▶ _What needs to be done_
Copy each line that has the string "matplotlib" somewhere in it.

▶ _Supplied data_
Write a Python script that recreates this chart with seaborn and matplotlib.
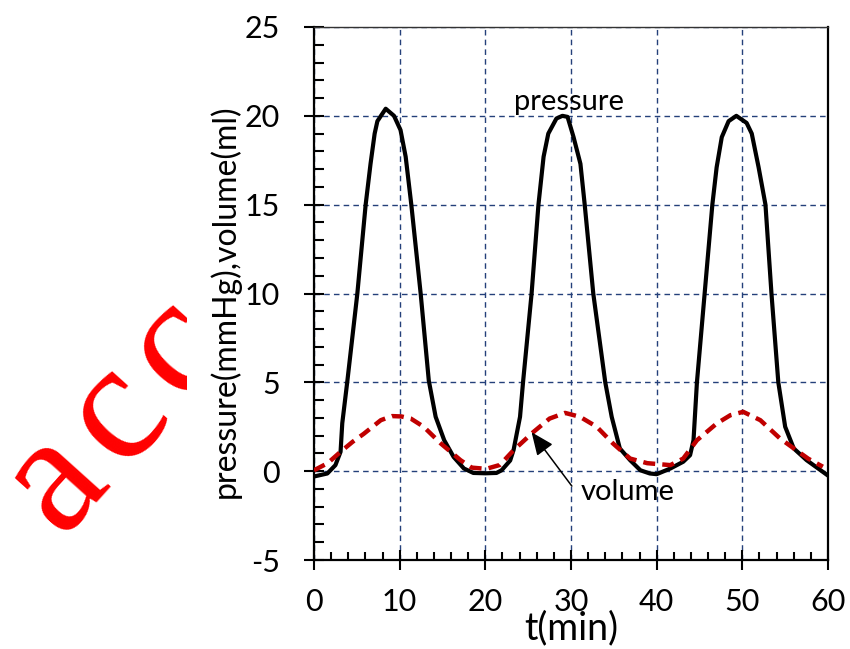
import matplotlib
matplotlib.use("Agg")
import matplotlib.pyplot as plt
from matplotlib.ticker import MultipleLocator
from matplotlib.transforms import Bbox, TransformedBbox
import seaborn as sns
import pandas as pd

# pressure trace (mmHg) over time (min)
pressure_t = [0, 1.56, 2.5, 3.1, 3.3, 3.9, 5.06, 6.03, 6.6, 7.08, 7.4, 8.37, 9.34, 10.1,
              10.7, 11.36, 12.45, 13.4, 14.2, 15.2, 16.3, 17.5, 18.6, 20.0, 21.3, 21.9,
              22.9, 23.3, 24.05, 24.4, 25.4, 26.2, 26.8, 27.35, 28.3, 29.0, 29.6, 30.3,
              31.1, 31.6, 32.6, 34.0, 34.75, 35.7, 36.9, 38.1, 39.2, 40.0, 41.6,
              43.1, 43.9, 44.3, 44.7, 45.6, 46.5, 47.0, 47.6, 48.4, 49.3, 50.5, 51.1,
              51.9, 52.7, 53.4, 54.2, 55.0, 56.0, 57.5, 59.0, 60.0]
pressure = [-0.3, -0.13, 0.34, 1.09, 2.7, 5.1, 10.0, 15.0, 17.3, 19.0, 19.7, 20.4, 20.0, 19.2,
            17.7, 15.0, 10.0, 5.1, 3.06, 1.74, 0.8, 0.15, -0.1, -0.12, -0.1, 0.05,
            0.6, 1.2, 3.06, 5.0, 10.0, 15.0, 17.7, 19.0, 19.85, 20.0, 19.94, 18.8,
            17.3, 15.0, 10.0, 5.0, 3.06, 1.28, 0.62, 0.05, -0.13, -0.17, 0.15,
            0.53, 0.9, 1.74, 5.0, 10.0, 15.0, 17.1, 18.8, 19.7, 20.0, 19.6, 19.0,
            17.1, 15.0, 10.0, 5.0, 2.5, 1.28, 0.62, 0.1, -0.25]

# volume trace (ml) over time (min)
volume_t = [0, 1.6, 3.1, 4.5, 5.8, 7.8, 9.1, 10.2, 11.3, 12.8, 14.8, 17.1, 18.4, 20.1,
            21.7, 23.3, 25.6, 27.5, 29.3, 31.05, 33.0, 34.9, 36.9, 38.9, 41.6, 43.1,
            44.7, 47.0, 48.6, 50.1, 52.1, 54.4, 56.3, 57.7, 59.4]
volume = [0.05, 0.45, 1.09, 1.65, 2.1, 2.87, 3.1, 3.08, 2.96, 2.5, 1.56, 0.62, 0.2, 0.13,
          0.35, 1.18, 2.2, 2.96, 3.28, 3.06, 2.5, 1.56, 0.71, 0.45, 0.34, 0.71,
          1.74, 2.68, 3.15, 3.34, 2.87, 1.84, 1.18, 0.7, 0.25]

x_ticks = [0, 10, 20, 30, 40, 50, 60]
y_ticks = [-5, 0, 5, 10, 15, 20, 25]

sns.set_theme(style="white")
plt.rcParams["font.family"] = ["Lato", "DejaVu Sans"]
plt.rcParams["axes.unicode_minus"] = False

fig = plt.figure(figsize=(8.5, 6.49), dpi=100)
ax = fig.add_axes([314 / 850, 1 - 560 / 649, (828 - 314) / 850, (560 - 27) / 649])

df_p = pd.DataFrame({"t": pressure_t, "v": pressure})
df_v = pd.DataFrame({"t": volume_t, "v": volume})

sns.lineplot(data=df_p, x="t", y="v", ax=ax, color="black", lw=3.0, zorder=3)
sns.lineplot(data=df_v, x="t", y="v", ax=ax, color="#C00000", lw=3.2,
             linestyle=(0, (2.7, 1.6)), zorder=4)
for ln in ax.lines:
    ln.set_solid_joinstyle("round")
    ln.set_solid_capstyle("round")

ax.set_xlim(0, 60)
ax.set_ylim(-5, 25)
ax.set_xticks(x_ticks)
ax.set_yticks(y_ticks)
ax.xaxis.set_minor_locator(MultipleLocator(2))
ax.yaxis.set_minor_locator(MultipleLocator(1))

ax.grid(True, which="major", color="#24407A", linestyle=(0, (4, 3)), lw=1.0)
ax.set_axisbelow(True)

for side in ["left", "bottom", "right"]:
    ax.spines[side].set_color("black")
    ax.spines[side].set_linewidth(1.6)
ax.spines["top"].set_color("#333333")
ax.spines["top"].set_linewidth(1.0)

ax.tick_params(axis="both", which="major", direction="inout", length=15, width=1.5,
               colors="black", labelsize=22)
ax.tick_params(axis="x", which="major", pad=13)
ax.tick_params(axis="y", which="major", pad=17)
ax.tick_params(axis="x", which="minor", direction="in", length=5.5, width=1.5, colors="black")
ax.tick_params(axis="y", which="minor", direction="in", length=7, width=1.5, colors="black")
ax.tick_params(bottom=True, left=True, which="both")

ax.set_xlabel("t(min)", fontsize=27, color="black")
ax.set_ylabel("pressure(mmHg),volume(ml)", fontsize=23, color="black")
ax.xaxis.set_label_coords(0.5, -0.094)
ax.yaxis.set_label_coords(-0.142, 0.486)

ax.text(29.8, 20.8, "pressure", fontsize=21, ha="center", va="center", color="black")
ax.annotate("", xy=(25.4, 2.19), xytext=(30.1, -0.84),
            arrowprops=dict(arrowstyle="-|>,head_length=0.7,head_width=0.3",
                            color="black", lw=1.1, mutation_scale=20,
                            shrinkA=0, shrinkB=0), zorder=5)
ax.text(36.6, -1.18, "volume", fontsize=21, ha="center", va="center", color="black")

# red "acc" stamp, letters spaced along a diagonal and cut at the label column
stamp_letters = ["a", "c", "c"]
stamp_x = [55, 117, 178]
stamp_y = [480, 413, 347]
clip = TransformedBbox(Bbox([[0, 0], [187 / 850, 1]]), fig.transFigure)
for ch, px, py in zip(stamp_letters, stamp_x, stamp_y):
    t = fig.text(px / 850, 1 - py / 649, ch, fontsize=122, color="red",
                 fontfamily=["Liberation Serif", "DejaVu Serif"], rotation=48,
                 ha="center", va="center", rotation_mode="anchor")
    t.set_clip_box(clip)
    t.set_clip_on(True)

fig.savefig("out.png", dpi=100)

▶ _Complete response_
Write a Python script that recreates this chart with seaborn and matplotlib.
import matplotlib
matplotlib.use("Agg")
import matplotlib.pyplot as plt
from matplotlib.ticker import MultipleLocator
from matplotlib.transforms import Bbox, TransformedBbox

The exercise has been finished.